§ **Given entries**:
____

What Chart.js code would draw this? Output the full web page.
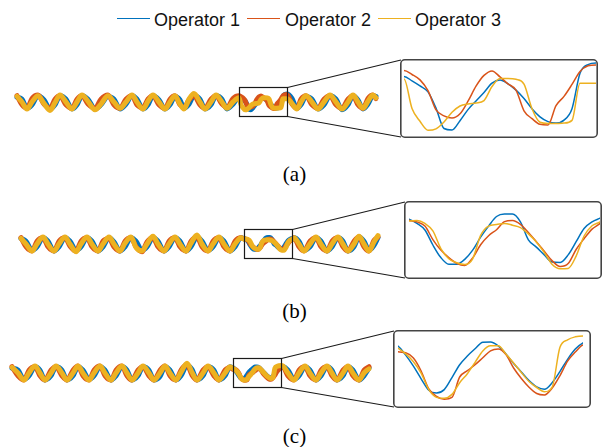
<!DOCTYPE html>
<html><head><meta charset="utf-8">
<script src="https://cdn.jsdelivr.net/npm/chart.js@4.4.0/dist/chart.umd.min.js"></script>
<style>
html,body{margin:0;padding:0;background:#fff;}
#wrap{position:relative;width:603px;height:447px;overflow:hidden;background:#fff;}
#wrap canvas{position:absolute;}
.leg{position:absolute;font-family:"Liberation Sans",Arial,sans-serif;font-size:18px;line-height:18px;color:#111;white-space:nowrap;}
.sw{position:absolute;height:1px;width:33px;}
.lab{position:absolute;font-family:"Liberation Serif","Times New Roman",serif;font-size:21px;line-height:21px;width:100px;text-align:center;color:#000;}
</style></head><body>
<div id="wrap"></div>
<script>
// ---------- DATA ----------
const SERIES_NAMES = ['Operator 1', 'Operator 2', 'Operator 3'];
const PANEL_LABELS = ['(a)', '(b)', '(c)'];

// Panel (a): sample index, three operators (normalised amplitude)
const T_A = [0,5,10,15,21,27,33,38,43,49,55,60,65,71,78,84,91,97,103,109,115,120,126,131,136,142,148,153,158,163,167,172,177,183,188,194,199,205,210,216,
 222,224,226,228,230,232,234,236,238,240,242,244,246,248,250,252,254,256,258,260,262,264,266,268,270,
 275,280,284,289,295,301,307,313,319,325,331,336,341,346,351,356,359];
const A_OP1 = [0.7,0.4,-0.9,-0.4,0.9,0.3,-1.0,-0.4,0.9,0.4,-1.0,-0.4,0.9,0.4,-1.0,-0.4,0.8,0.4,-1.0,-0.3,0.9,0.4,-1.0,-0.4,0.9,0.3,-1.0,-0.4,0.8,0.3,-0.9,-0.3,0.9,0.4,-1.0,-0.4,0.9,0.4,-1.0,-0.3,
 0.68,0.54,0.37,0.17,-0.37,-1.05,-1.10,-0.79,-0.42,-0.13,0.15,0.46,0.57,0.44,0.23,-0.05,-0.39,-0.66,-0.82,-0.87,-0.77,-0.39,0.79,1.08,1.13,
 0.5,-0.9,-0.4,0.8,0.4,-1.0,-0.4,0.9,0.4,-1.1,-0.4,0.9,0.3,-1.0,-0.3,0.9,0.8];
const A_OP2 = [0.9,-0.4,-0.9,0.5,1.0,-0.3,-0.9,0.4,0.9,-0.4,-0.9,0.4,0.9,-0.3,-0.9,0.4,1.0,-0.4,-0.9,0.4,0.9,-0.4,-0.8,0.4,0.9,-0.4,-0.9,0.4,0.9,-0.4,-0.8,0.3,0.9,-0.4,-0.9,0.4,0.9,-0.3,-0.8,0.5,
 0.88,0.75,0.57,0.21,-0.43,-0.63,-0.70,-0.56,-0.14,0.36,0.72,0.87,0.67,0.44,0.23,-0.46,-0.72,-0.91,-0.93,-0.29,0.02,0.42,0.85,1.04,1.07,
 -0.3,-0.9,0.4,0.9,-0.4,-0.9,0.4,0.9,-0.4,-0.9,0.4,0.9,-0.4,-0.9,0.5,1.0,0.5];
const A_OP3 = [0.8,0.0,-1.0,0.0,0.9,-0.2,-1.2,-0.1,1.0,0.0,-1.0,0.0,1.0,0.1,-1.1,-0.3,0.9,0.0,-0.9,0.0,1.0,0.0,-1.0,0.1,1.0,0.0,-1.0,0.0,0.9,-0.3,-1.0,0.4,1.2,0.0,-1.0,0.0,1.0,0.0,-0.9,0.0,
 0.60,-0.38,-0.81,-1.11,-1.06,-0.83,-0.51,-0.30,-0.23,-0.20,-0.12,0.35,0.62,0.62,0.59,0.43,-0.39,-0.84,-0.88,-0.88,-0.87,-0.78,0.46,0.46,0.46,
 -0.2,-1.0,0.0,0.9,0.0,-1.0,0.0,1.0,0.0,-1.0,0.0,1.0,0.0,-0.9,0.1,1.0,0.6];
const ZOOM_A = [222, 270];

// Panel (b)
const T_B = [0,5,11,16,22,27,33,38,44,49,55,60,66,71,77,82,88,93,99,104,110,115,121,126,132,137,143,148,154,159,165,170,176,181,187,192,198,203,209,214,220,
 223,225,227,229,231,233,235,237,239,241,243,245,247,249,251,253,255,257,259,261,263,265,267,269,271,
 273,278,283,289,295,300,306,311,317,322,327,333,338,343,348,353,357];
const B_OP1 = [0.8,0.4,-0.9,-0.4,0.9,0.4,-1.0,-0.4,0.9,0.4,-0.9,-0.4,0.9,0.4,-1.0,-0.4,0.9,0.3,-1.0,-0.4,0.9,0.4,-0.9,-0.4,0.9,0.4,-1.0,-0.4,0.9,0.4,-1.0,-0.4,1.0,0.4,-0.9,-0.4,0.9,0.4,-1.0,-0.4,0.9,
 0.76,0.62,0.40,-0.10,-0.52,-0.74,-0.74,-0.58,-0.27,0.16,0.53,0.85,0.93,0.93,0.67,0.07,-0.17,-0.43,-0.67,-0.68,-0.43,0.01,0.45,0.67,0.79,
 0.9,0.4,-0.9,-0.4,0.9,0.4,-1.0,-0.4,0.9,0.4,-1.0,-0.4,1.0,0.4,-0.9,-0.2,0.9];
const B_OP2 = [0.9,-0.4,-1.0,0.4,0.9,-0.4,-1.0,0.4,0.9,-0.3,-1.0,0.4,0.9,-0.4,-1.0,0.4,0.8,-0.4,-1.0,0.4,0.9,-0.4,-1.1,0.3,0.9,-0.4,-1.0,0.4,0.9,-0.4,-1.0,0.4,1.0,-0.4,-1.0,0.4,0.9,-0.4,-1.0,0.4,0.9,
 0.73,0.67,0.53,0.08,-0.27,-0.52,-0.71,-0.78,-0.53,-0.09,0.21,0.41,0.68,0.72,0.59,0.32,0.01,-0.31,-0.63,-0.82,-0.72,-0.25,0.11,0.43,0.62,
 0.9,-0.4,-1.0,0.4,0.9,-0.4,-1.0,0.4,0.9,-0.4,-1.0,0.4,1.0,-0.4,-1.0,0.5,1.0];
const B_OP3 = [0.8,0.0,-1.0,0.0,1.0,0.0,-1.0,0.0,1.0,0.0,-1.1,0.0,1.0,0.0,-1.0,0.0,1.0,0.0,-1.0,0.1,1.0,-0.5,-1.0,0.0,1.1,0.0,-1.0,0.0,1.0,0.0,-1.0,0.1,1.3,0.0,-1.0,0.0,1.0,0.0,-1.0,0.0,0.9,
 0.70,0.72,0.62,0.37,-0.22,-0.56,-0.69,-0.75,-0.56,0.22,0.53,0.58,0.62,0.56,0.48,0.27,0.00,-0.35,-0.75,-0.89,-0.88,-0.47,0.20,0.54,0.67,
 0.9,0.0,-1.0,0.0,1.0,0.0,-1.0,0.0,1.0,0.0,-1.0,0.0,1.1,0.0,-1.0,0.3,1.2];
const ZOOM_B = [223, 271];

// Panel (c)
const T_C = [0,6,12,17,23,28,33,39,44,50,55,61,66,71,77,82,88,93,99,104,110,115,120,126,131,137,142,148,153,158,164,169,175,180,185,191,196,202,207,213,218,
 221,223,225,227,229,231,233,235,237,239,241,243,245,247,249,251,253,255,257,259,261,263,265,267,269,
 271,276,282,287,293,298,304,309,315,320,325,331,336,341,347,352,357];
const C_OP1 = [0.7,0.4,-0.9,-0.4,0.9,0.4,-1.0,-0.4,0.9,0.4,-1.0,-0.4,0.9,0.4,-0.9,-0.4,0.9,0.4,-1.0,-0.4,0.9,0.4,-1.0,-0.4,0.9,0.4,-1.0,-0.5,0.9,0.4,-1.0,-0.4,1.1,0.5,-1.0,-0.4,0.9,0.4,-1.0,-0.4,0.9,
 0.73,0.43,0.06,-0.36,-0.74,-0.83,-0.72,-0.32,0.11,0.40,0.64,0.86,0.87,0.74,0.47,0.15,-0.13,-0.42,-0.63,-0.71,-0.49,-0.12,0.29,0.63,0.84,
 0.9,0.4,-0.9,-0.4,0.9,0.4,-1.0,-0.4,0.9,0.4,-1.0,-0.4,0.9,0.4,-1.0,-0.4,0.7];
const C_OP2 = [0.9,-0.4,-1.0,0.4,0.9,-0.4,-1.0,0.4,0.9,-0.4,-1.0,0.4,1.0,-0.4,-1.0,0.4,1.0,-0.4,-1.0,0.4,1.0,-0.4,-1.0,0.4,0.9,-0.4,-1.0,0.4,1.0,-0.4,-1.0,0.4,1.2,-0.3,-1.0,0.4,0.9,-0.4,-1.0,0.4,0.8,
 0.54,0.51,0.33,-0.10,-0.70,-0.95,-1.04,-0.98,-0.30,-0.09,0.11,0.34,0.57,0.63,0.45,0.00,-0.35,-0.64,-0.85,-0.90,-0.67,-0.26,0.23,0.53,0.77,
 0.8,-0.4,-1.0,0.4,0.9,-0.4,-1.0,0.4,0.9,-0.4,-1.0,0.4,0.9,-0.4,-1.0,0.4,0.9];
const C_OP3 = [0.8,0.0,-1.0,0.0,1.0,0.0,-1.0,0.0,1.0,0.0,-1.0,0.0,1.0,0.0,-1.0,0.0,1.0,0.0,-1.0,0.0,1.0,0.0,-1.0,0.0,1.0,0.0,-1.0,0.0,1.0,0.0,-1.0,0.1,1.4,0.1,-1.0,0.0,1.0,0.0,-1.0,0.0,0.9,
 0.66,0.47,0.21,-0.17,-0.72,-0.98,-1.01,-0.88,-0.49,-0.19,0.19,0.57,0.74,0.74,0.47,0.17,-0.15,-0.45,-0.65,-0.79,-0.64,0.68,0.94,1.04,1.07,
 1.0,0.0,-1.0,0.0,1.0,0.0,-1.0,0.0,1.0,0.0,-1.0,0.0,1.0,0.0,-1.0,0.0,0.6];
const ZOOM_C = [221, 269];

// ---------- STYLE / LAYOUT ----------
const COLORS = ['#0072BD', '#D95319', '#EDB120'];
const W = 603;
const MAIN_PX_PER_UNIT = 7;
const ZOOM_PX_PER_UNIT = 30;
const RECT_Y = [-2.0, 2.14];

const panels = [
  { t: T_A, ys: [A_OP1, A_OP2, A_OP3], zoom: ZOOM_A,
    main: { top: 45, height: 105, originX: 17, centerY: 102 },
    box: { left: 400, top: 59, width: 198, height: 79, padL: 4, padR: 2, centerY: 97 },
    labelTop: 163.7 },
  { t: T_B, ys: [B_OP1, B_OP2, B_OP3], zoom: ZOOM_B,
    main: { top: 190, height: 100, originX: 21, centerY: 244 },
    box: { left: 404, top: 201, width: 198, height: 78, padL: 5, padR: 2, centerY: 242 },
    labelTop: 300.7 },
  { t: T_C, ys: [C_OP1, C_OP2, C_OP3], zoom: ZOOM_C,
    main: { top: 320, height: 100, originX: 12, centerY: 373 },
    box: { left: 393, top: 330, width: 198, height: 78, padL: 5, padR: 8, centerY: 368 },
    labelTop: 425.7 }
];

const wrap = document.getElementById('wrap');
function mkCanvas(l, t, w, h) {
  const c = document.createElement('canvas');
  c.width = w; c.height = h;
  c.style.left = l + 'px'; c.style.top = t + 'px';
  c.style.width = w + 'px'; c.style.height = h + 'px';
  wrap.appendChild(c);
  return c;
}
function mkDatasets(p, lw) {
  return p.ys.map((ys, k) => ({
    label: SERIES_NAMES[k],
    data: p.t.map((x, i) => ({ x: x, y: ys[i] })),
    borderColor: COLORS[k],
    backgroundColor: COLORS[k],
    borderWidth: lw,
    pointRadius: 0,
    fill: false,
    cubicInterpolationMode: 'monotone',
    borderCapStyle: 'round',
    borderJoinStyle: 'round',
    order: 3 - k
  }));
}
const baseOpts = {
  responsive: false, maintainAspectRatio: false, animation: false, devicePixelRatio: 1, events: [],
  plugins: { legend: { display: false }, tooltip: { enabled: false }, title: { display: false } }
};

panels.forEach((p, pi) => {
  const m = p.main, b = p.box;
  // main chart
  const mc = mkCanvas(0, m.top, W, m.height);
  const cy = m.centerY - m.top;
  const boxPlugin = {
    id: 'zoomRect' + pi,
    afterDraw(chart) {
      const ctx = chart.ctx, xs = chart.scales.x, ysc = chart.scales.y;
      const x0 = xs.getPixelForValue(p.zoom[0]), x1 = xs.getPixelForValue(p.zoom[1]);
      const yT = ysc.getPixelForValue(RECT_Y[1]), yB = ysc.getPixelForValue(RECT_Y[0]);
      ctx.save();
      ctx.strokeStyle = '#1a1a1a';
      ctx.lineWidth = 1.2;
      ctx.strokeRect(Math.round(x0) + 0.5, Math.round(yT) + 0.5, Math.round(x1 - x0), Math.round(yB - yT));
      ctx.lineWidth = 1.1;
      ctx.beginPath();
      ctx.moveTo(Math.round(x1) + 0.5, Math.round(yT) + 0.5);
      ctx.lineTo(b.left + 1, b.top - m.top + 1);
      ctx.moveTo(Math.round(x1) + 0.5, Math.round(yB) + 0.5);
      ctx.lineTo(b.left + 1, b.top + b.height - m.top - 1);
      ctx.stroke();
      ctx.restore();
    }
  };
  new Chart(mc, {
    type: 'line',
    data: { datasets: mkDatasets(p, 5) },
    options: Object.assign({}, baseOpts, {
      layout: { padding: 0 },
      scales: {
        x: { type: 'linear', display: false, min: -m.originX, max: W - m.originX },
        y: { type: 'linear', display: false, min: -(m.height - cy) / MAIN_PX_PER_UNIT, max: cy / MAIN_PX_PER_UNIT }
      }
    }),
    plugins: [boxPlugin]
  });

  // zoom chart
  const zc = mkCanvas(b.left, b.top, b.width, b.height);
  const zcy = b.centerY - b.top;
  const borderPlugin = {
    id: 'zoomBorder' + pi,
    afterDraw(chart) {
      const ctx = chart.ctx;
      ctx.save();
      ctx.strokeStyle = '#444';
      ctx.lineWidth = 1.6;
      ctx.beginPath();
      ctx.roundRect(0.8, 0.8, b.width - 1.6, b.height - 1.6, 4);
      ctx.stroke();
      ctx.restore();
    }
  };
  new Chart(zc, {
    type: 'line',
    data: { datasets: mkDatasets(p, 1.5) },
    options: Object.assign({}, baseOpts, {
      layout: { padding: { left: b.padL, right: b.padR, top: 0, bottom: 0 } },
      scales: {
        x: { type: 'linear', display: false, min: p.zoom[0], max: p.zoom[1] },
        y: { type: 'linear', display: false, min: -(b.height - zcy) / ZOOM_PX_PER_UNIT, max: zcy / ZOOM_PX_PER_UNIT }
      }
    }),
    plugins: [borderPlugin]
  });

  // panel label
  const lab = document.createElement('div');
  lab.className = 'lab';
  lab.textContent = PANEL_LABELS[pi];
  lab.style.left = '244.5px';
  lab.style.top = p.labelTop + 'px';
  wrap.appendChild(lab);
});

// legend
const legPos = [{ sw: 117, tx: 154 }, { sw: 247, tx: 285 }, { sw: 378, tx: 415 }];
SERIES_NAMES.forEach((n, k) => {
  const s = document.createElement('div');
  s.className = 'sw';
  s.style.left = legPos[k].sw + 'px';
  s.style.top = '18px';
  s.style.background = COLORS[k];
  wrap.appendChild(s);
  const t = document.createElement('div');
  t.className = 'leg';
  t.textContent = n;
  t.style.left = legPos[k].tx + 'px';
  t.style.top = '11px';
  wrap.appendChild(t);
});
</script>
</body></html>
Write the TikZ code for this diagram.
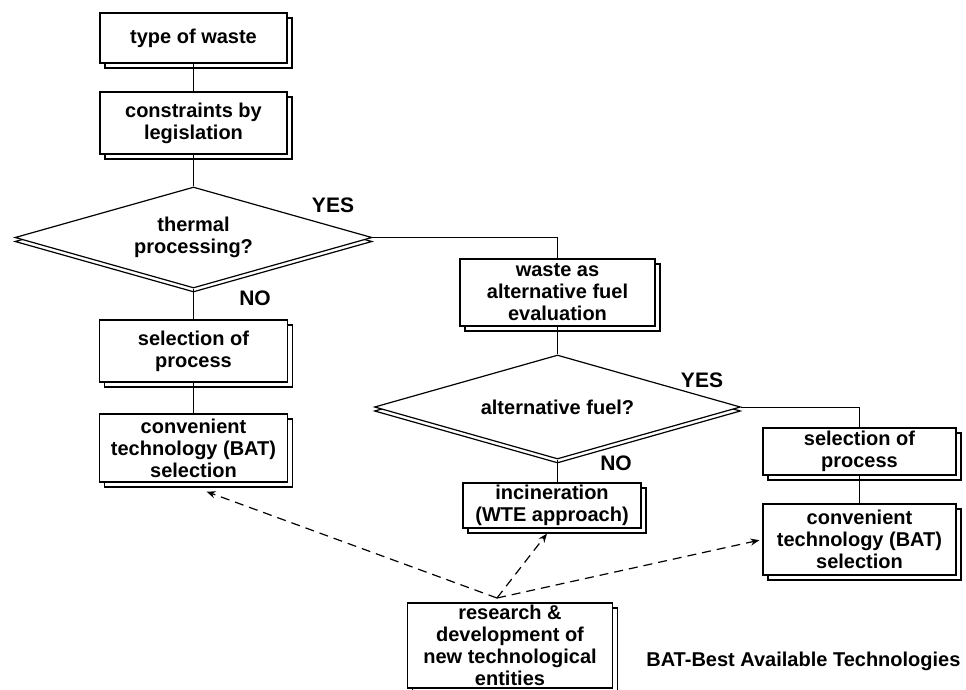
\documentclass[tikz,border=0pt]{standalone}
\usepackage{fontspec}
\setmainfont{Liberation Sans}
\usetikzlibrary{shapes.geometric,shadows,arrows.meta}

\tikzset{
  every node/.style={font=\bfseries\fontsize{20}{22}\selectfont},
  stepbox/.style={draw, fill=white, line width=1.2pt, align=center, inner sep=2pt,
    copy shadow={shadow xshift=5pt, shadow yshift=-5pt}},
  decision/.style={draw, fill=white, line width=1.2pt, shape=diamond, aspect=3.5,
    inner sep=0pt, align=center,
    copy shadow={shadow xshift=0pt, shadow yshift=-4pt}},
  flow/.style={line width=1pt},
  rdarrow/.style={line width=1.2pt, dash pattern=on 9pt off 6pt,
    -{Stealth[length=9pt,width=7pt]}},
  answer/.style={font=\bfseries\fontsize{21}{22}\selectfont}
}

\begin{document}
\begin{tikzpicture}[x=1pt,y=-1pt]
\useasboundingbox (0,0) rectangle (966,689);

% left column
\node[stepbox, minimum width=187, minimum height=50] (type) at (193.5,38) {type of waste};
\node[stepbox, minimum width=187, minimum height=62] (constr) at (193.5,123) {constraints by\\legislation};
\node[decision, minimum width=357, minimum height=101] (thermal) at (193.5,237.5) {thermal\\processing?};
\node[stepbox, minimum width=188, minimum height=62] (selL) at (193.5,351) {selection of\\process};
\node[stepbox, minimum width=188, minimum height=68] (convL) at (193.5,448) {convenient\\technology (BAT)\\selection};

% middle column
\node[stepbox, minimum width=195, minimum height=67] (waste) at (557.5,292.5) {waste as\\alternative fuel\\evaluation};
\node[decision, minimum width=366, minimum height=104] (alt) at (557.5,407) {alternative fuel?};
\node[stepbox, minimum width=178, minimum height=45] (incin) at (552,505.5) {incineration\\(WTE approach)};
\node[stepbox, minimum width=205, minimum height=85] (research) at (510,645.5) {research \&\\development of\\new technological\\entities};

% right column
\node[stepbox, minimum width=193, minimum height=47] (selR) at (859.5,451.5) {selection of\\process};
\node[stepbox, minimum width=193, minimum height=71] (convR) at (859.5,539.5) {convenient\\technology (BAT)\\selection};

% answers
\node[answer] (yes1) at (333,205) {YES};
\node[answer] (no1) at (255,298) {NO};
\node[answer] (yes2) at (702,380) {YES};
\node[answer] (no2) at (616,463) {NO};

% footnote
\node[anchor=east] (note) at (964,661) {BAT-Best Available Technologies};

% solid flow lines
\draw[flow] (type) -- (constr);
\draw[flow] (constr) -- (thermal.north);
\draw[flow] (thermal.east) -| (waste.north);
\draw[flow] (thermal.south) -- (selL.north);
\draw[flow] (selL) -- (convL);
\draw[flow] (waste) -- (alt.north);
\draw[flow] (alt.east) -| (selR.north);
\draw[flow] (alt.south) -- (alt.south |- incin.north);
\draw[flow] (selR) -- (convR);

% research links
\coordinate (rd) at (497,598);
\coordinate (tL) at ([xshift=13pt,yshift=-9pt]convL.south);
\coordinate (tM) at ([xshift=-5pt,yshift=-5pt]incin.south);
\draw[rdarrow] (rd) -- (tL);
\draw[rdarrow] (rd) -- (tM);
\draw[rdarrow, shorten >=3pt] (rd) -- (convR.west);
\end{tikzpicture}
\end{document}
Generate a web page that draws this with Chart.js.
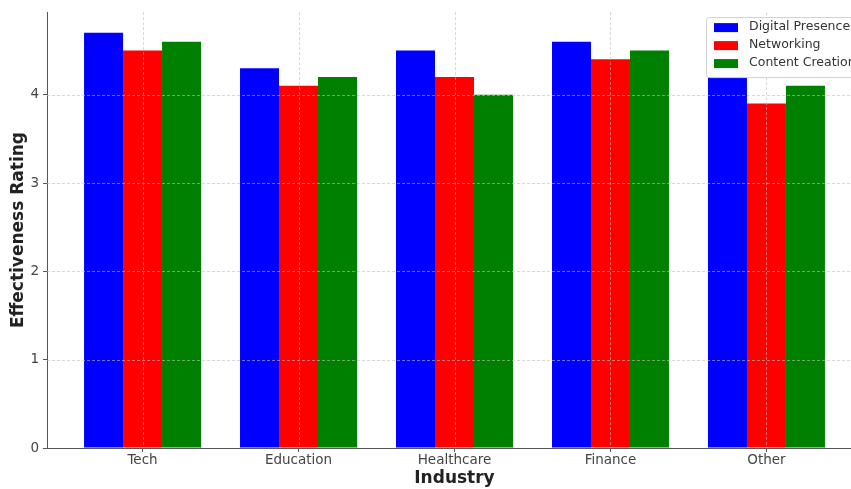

____

§ **Your instructions**: Only the lines from the one with "Write the TikZ code for this diagram." through the one with "(0,0) rectangle (966,689);" belong in your copy; retype them exactly and drop any pictures.

§ **The response**:
Write the TikZ code for this diagram.
\documentclass[tikz,border=0pt]{standalone}
\usepackage{fontspec}
\setmainfont{Liberation Sans}
\usetikzlibrary{shapes.geometric,shadows,arrows.meta}

\tikzset{
  every node/.style={font=\bfseries\fontsize{20}{22}\selectfont},
  stepbox/.style={draw, fill=white, line width=1.2pt, align=center, inner sep=2pt,
    copy shadow={shadow xshift=5pt, shadow yshift=-5pt}},
  decision/.style={draw, fill=white, line width=1.2pt, shape=diamond, aspect=3.5,
    inner sep=0pt, align=center,
    copy shadow={shadow xshift=0pt, shadow yshift=-4pt}},
  flow/.style={line width=1pt},
  rdarrow/.style={line width=1.2pt, dash pattern=on 9pt off 6pt,
    -{Stealth[length=9pt,width=7pt]}},
  answer/.style={font=\bfseries\fontsize{21}{22}\selectfont}
}

\begin{document}
\begin{tikzpicture}[x=1pt,y=-1pt]
\useasboundingbox (0,0) rectangle (966,689);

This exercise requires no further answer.